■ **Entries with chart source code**
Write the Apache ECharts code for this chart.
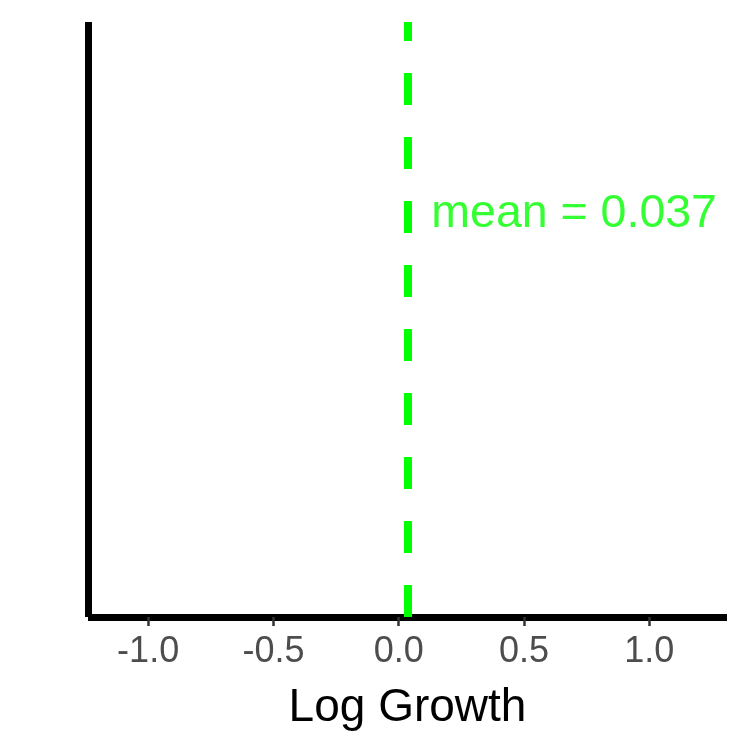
<!DOCTYPE html>
<html>
<head>
<meta charset="utf-8">
<script src="https://cdn.jsdelivr.net/npm/echarts@6/dist/echarts.min.js"></script>
<style>html,body{margin:0;padding:0;background:#fff}#c{width:750px;height:750px}</style>
</head>
<body>
<div id="c"></div>
<script>
var xTicks = [-1.0, -0.5, 0.0, 0.5, 1.0];
var xRange = [-1.24, 1.31];
var meanValue = 0.037;
var meanLabel = 'mean = 0.037';
var meanLabelPos = [0.70, 0.677];
var xTitle = 'Log Growth';

var FONT = 'Liberation Sans, Arial, sans-serif';
var chart = echarts.init(document.getElementById('c'), null, {renderer: 'canvas'});
chart.setOption({
  animation: false,
  backgroundColor: '#ffffff',
  grid: {left: 88, right: 23, top: 22, bottom: 133, containLabel: false},
  xAxis: {
    type: 'value', min: xRange[0], max: xRange[1],
    axisLine: {show: true, onZero: false, lineStyle: {color: '#000', width: 7, cap: 'butt'}},
    axisTick: {show: true, customValues: xTicks, length: 9, lineStyle: {color: '#333333', width: 2.5}},
    axisLabel: {show: true, customValues: xTicks, color: '#4D4D4D', fontSize: 36, fontFamily: FONT, margin: 17,
      formatter: function (v) { return v.toFixed(1); }},
    splitLine: {show: false},
    name: xTitle, nameLocation: 'middle', nameGap: 68,
    nameTextStyle: {color: '#000', fontSize: 46, fontFamily: FONT}
  },
  yAxis: {
    type: 'value', min: 0, max: 1,
    axisLine: {show: true, onZero: false, lineStyle: {color: '#000', width: 7, cap: 'butt'}},
    axisTick: {show: false}, axisLabel: {show: false}, splitLine: {show: false}
  },
  series: [
    {
      type: 'line', data: [[meanValue, 0], [meanValue, 1]], showSymbol: false, symbol: 'none',
      lineStyle: {color: '#00FF00', width: 8, type: [32, 32], cap: 'butt'}, z: 1
    },
    {
      type: 'scatter', data: [meanLabelPos], symbolSize: 0,
      label: {show: true, position: 'inside', formatter: meanLabel, color: '#00FF00', fontSize: 46.5, fontFamily: FONT}
    }
  ]
});
</script>
</body>
</html>
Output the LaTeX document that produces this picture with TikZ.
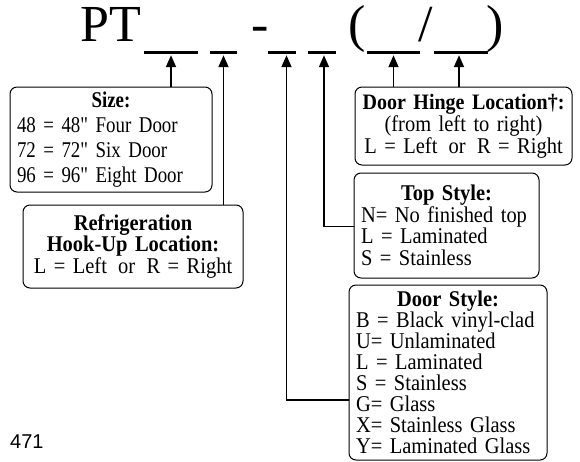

■ **DO THIS**
Include the first line of the records, the line containing "var xTitle = 'Log Growth';", and every line between them, repeated exactly. Skip the pictures.

■ **TASK SOLUTION**
Write the Apache ECharts code for this chart.
<!DOCTYPE html>
<html>
<head>
<meta charset="utf-8">
<script src="https://cdn.jsdelivr.net/npm/echarts@6/dist/echarts.min.js"></script>
<style>html,body{margin:0;padding:0;background:#fff}#c{width:750px;height:750px}</style>
</head>
<body>
<div id="c"></div>
<script>
var xTicks = [-1.0, -0.5, 0.0, 0.5, 1.0];
var xRange = [-1.24, 1.31];
var meanValue = 0.037;
var meanLabel = 'mean = 0.037';
var meanLabelPos = [0.70, 0.677];
var xTitle = 'Log Growth';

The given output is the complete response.